[Python-ideas] PEP 525: Asynchronous Generators

Yury Selivanov yselivanov.ml at gmail.com
Wed Aug 24 15:14:25 EDT 2016


On 2016-08-16 12:46 PM, Moritz Sichert via Python-ideas wrote:

>>>> 2. It's extremely unlikely that somebody will design a system that
>>>> switches coroutine runners *while async/awaiting a coroutine*.
>>> Yes, I guess so.
>>>
>>>
>>>> But even in this unlikely use case, you can
>>>> easily stack finalizers following this pattern:
>>>>
>>>>     old_finalizer = sys.get_asyncgen_finalizer()
>>>>     sys.set_asyncgen_finalizer(my_finalizer)
>>>>     try:
>>>>       # do my thing
>>>>     finally:
>>>>       sys.set_asyncgen_finalizer(old_finalizer)
>>> That only works for synchronous code, though, because if this is done in a
>>> coroutine, it might get suspended within the try block and would leak its
>>> own finalizer into the outer world.
>> set_asyncgen_finalizer is designed to be used *only* by coroutine
>> runners.  This is a low-level API that coroutines should never
>> touch.  (At least my experience working with coroutines says so...)
> First of all, thanks for your work in this PEP! I think it really completes the
> async Python to a state where most synchronous code can be changed easily to be
> asynchronous.

Thank you!

[..]
> Now my questions:
> - Is it correct do check if the async iterator is actually a generator and only
> in that case do the whole get/set_asyncgen_finalizer() thing? As I understand,
> the finalizer is not needed for "normal" async iterators, i.e. instances of
> classes with a __anext__() method.

set_asyncgen_finalizer is only going to be used for native AG.

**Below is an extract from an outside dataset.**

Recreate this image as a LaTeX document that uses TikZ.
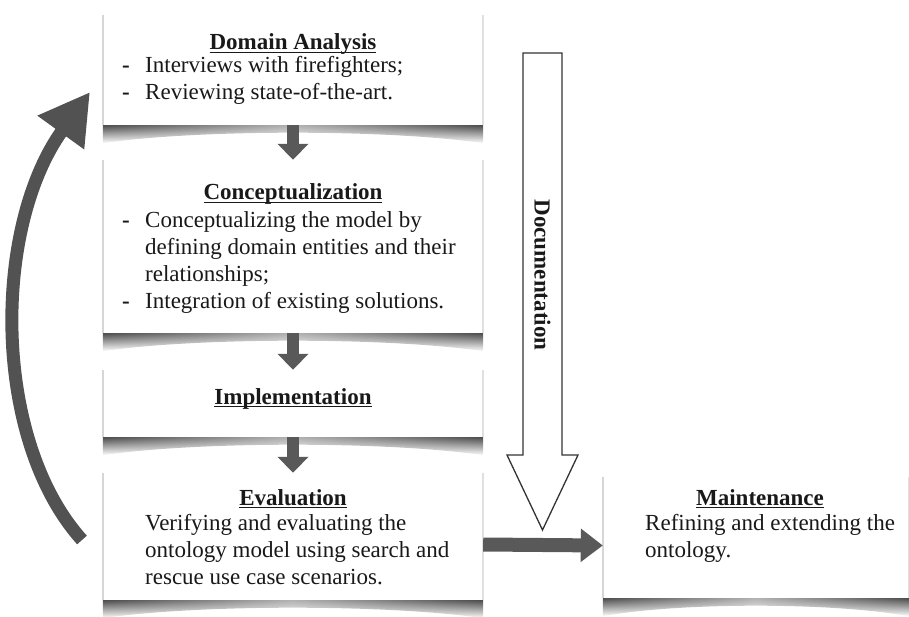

Asynchronous iterator objects implemented in pure Python, can
store a reference to the running loop and implement __del__
to do any kind of finalization.

> - Would it make sense to call sys.set_asyncgen_finalizer(old_finalizer) after
> the first call of async_iter.__anext__() instead of only at the end? As I
> understand the finalizer is set when the generator is started.
> - Is loop.run_until_complete(gen.aclose()) a sensible finalizer? If so, is there
> even any other finalizer that would make sense? Maybe creating a task for
> gen.aclose() instead of waiting for it to be completed?
Please read a new thread on python-dev.  I think it answers your
questions (in part) and asks a few more!